Luxury/high-performance auto brands reaped the rewards as well. Audi, for instance, set a new all-time monthly record, with 12,655 vehicles sold in December (a 20% increase over the same period last year). On the whole, Audi achieved record U.S. sales of 117,561 vehicles sold in 2011, eclipsing the prior record of 101,629 vehicles sold in 2010. Marking the best year Audi has ever enjoyed in the U.S. market, year-end sales increased 15.7% over 2010. In fact, Audi achieved Record sales every month of 2011 for a total of 117,561 vehicles sold YTD, a 15.7% increase over last year (limited by available inventory).
According to Audi of America president, Johan de Nysschen, December results were buoyed by strong performance in the C and D segments, with record December sales for the technologically advanced Audi A6, the design-forward Audi A7 and the flagship A8 sedan. A6 sales of 1,855 increased 124% over 2010, while sales of the A8 luxury sedan increased 35% to 678 vehicles sold. Sales of the all-new Audi A7 four-door coupe remained solid, with 887 vehicles sold in December.
Audi wasn’t the only luxury brand to break records. The BMW Group in the U.S. (BMW and MINI combined) achieved its best sales since the record year of 2007, retailing 305,418 vehicles, up 14.9% compared to the 265,757 vehicles sold in 2010. BMW Group reported December sales of 32,545 vehicles, an increase of 17.9% from the 27,600 vehicles sold in the same month a year ago.
“BMW Group sales momentum has been increasing all year, and this new burst of consumer confidence filled our dealer showrooms putting both BMW and MINI over the top,” said Ludwig Willisch, president and CEO, BMW of North America. “I have great confidence that 2012 will be even better especially with the all-new BMW 3 Series arriving in the U.S. in February with more new and refreshed models coming in the months after.”

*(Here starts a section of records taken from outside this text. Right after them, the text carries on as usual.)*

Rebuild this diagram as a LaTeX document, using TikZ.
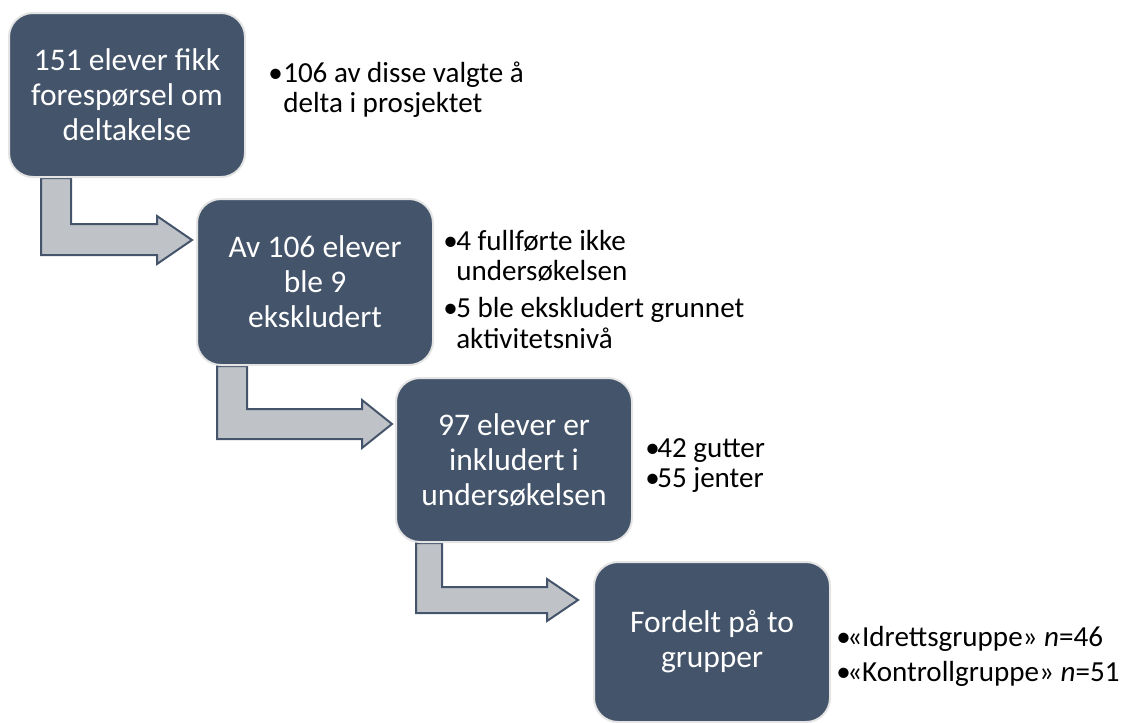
\documentclass[tikz,border=0pt]{standalone}
\usepackage{fontspec}
\setmainfont{Carlito}
\usetikzlibrary{calc}
\definecolor{boxfill}{HTML}{44546A}
\definecolor{boxline}{HTML}{E4E4E4}
\definecolor{arrfill}{HTML}{BFC2C7}
\tikzset{
  x=0.75pt, y=-0.75pt,
  stepbox/.style={rectangle, rounded corners=18pt, fill=boxfill, draw=boxline, line width=1.5pt,
    text=white, align=center, inner sep=0pt, minimum width=177pt,
    font=\fontsize{23.6pt}{26.25pt}\selectfont},
  bendarrow/.style={fill=arrfill, draw=boxfill, line width=1.5pt, line join=miter},
  bt/.style={anchor=base west, inner sep=0pt, text=black, font=\fontsize{21.8pt}{25pt}\selectfont},
}
\begin{document}
\begin{tikzpicture}
\useasboundingbox (0,0) rectangle (1130,722);
% invisible placeholders for the step boxes
\path
  node[stepbox, minimum height=123pt, draw=none, fill=none] (b1) at (127,95) {}
  node[stepbox, minimum height=124.5pt, draw=none, fill=none] (b2) at (315,282) {}
  node[stepbox, minimum height=123pt, draw=none, fill=none] (b3) at (514,460) {}
  node[stepbox, minimum height=120pt, draw=none, fill=none] (b4) at (712,642) {};
% bent arrows
\draw[bendarrow] ($(b1.south west)+(33,0)$) coordinate (a1) -- ++(30,0) -- ++(0,46) -- ++(86,0) -- ++(0,-8)
  -- ++(35,24) -- ++(-35,24) -- ++(0,-9) -- ++(-116,0) -- cycle;
\draw[bendarrow] ($(b2.south west)+(21,0)$) coordinate (a2) -- ++(30,0) -- ++(0,43) -- ++(115,0) -- ++(0,-9)
  -- ++(30,24) -- ++(-30,24) -- ++(0,-9) -- ++(-145,0) -- cycle;
\draw[bendarrow] ($(b3.south west)+(21,0)$) coordinate (a3) -- ++(26,0) -- ++(0,44) -- ++(105,0) -- ++(0,-8)
  -- ++(31,21) -- ++(-31,21) -- ++(0,-8) -- ++(-131,0) -- cycle;
% visible boxes
\node[stepbox, minimum height=123pt] (B1) at (b1) {151 elever fikk\\forespørsel om\\deltakelse};
\node[stepbox, minimum height=124.5pt] (B2) at (b2) {Av 106 elever\\ble 9\\ekskludert};
\node[stepbox, minimum height=123pt] (B3) at (b3) {97 elever er\\inkludert i\\undersøkelsen};
\node[stepbox, minimum height=120pt] (B4) at (b4) {Fordelt på to\\grupper};
% bullets box 1
\node[bt] (p1) at (268,82) {•};
\node[bt] (t1a) at (283,82) {106 av disse valgte å};
\node[bt] (t1b) at (283,112) {delta i prosjektet};
% bullets box 2
\node[bt] (p2a) at (443,250) {•};
\node[bt] (t2a) at (456,250) {4 fullførte ikke};
\node[bt] (t2b) at (456,280) {undersøkelsen};
\node[bt] (p2b) at (443,317) {•};
\node[bt] (t2c) at (456,317) {5 ble ekskludert grunnet};
\node[bt] (t2d) at (456,348) {aktivitetsnivå};
% bullets box 3
\node[bt] (p3a) at (645,457) {•};
\node[bt] (t3a) at (657,457) {42 gutter};
\node[bt] (p3b) at (645,487) {•};
\node[bt] (t3b) at (657,487) {55 jenter};
% bullets box 4
\node[bt] (p4a) at (836,646) {•};
\node[bt] (t4a) at (847,646) {«Idrettsgruppe» \textit{n}=46};
\node[bt] (p4b) at (836,681) {•};
\node[bt] (t4b) at (847,681) {«Kontrollgruppe» \textit{n}=51};
\end{tikzpicture}
\end{document}
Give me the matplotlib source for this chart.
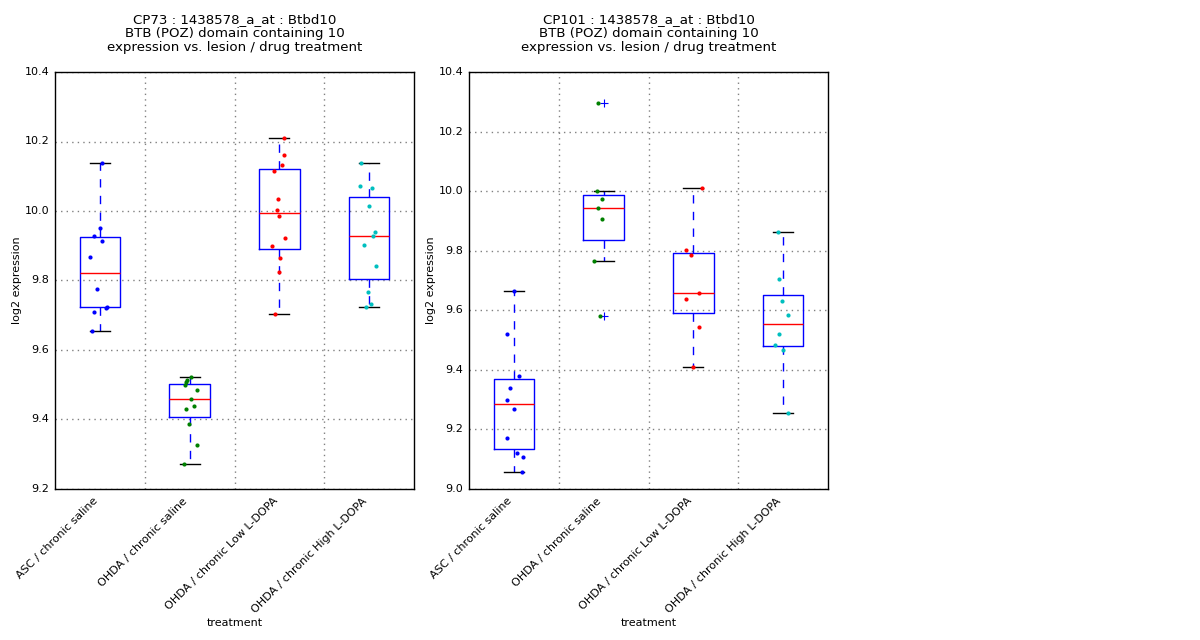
import matplotlib
matplotlib.use("Agg")
import matplotlib.pyplot as plt

treatments = ["ASC / chronic saline", "OHDA / chronic saline",
              "OHDA / chronic Low L-DOPA", "OHDA / chronic High L-DOPA"]
dot_colors = ["b", "g", "r", "c"]

# CP73 values and horizontal jitter of each dot
cp73_asc = [10.138, 9.951, 9.928, 9.913, 9.867, 9.775, 9.724, 9.722, 9.709, 9.656]
cp73_asc_jit = [0.019, 0.004, -0.070, 0.019, -0.108, -0.030, 0.074, 0.070, -0.070, -0.085]
cp73_sal = [9.523, 9.515, 9.507, 9.498, 9.484, 9.458, 9.438, 9.429, 9.388, 9.328, 9.273]
cp73_sal_jit = [0.019, -0.033, -0.037, -0.048, 0.086, 0.019, 0.052, -0.037, -0.004, 0.086, -0.059]
cp73_low = [10.210, 10.162, 10.133, 10.115, 10.035, 10.003, 9.986, 9.922, 9.899, 9.864, 9.824, 9.703]
cp73_low_jit = [0.052, 0.052, 0.030, -0.059, -0.019, -0.030, -0.007, 0.059, -0.085, 0.004, -0.007, -0.052]
cp73_high = [10.138, 10.072, 10.065, 10.014, 9.940, 9.928, 9.902, 9.841, 9.766, 9.732, 9.723]
cp73_high_jit = [-0.093, -0.104, 0.030, -0.004, 0.063, 0.041, -0.059, 0.074, -0.015, 0.019, -0.037]

# CP101
cp101_asc = [9.666, 9.522, 9.378, 9.338, 9.300, 9.270, 9.172, 9.122, 9.106, 9.058]
cp101_asc_jit = [0.0, -0.080, 0.054, -0.047, -0.080, 0.0, -0.080, 0.031, 0.098, 0.087]
cp101_sal = [10.296, 10.002, 9.972, 9.945, 9.908, 9.766, 9.582]
cp101_sal_jit = [-0.063, -0.074, -0.019, -0.063, -0.019, -0.108, -0.041]
cp101_low = [10.011, 9.801, 9.785, 9.657, 9.637, 9.543, 9.410]
cp101_low_jit = [0.093, -0.085, -0.030, 0.059, -0.085, 0.059, -0.007]
cp101_high = [9.864, 9.706, 9.632, 9.585, 9.521, 9.484, 9.467, 9.254]
cp101_high_jit = [-0.059, -0.048, -0.015, 0.052, -0.048, -0.093, -0.004, 0.052]

panels = [
    ("CP73", [cp73_asc, cp73_sal, cp73_low, cp73_high],
     [cp73_asc_jit, cp73_sal_jit, cp73_low_jit, cp73_high_jit], (9.2, 10.4)),
    ("CP101", [cp101_asc, cp101_sal, cp101_low, cp101_high],
     [cp101_asc_jit, cp101_sal_jit, cp101_low_jit, cp101_high_jit], (9.0, 10.4)),
]

plt.style.use("classic")
plt.rcParams["font.family"] = ["DejaVu Sans"]
plt.rcParams["figure.facecolor"] = "white"
plt.rcParams["savefig.facecolor"] = "white"

fig = plt.figure(figsize=(12, 6.4), dpi=100)
lefts = [55 / 1200, 469 / 1200]

for (name, groups, jits, ylim), left in zip(panels, lefts):
    ax = fig.add_axes([left, 151 / 640, 359 / 1200, 417 / 640])
    pos = [1, 2, 3, 4]
    ax.boxplot(groups, positions=pos, widths=0.45,
               flierprops=dict(marker="+", markeredgecolor="b", markerfacecolor="none",
                               markersize=6, markeredgewidth=0.8))
    for p, vals, jit, col in zip(pos, groups, jits, dot_colors):
        xs = [p + j for j in jit]
        ax.plot(xs, vals, ".", color=col, markersize=6, markeredgewidth=0, zorder=5)

    ax.set_xlim(0.5, 4.5)
    ax.set_ylim(*ylim)
    ax.set_yticks([round(ylim[0] + 0.2 * i, 1) for i in range(int(round((ylim[1] - ylim[0]) / 0.2)) + 1)])
    ax.set_xticks(pos)
    ax.set_xticklabels(treatments, rotation=45, ha="right", fontsize=8)
    ax.set_xticks([1.5, 2.5, 3.5], minor=True)
    ax.tick_params(axis="both", which="both", length=0, labelsize=8)
    ax.tick_params(axis="x", pad=5)
    ax.grid(False)
    ax.grid(True, axis="y", which="major", color="gray", linestyle=":", linewidth=1)
    ax.grid(True, axis="x", which="minor", color="gray", linestyle=":", linewidth=1)
    ax.set_axisbelow(True)

    ax.set_ylabel("log2 expression", fontsize=8, labelpad=2)
    ax.set_xlabel("treatment", fontsize=8, labelpad=2)
    ax.set_title(name + " : 1438578_a_at : Btbd10\nBTB (POZ) domain containing 10\n"
                 "expression vs. lesion / drug treatment",
                 fontsize=9.6, linespacing=1.1, pad=15)

plt.savefig("out.png", dpi=100)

December wasn’t kind to all manufacturers, however. At Honda Motor Co., U.S. vehicle sales decreased 19% in December as the Japanese automaker again reported lower car and truck sales. Honda reported it sold 105,230 vehicles in December, down from 129,616 a year earlier and 25% above November’s total. Sales of cars fell 29%, while truck sales slipped 5.2%. Sales fell 6.7% for the CR-V and slid 40% for the Accord. The Pilot and Odyssey both saw sales increases of 13%. Civic sales decreased 27%. Honda’s luxury division, Acura, posted a 15% sales decline.
John Mendel, American Honda executive vice president of sales, chose to accentuate the positive. “As we eagerly close one of the most challenging years American Honda has weathered, we are well-positioned for a strong 2012,” he said. “Although we still had low inventory in December, our production levels are now back to normal.”
According to LMC, which acquired the auto forecasting division of J. D. Power & Associates in November, estimates call for a steady rise to 13.8 million sales in 2012, 15.4 million in 2013 and 16.2 million in 2014. Analysts say that would finally restore American sales to prerecession levels. (In 2000 the industry sold 17.4 million units.)
GM, for one, expects full-year 2012 light vehicle sales to be in a range of 13.5 million to 14 million units. Parts suppliers are also upbeat about business heading into 2012.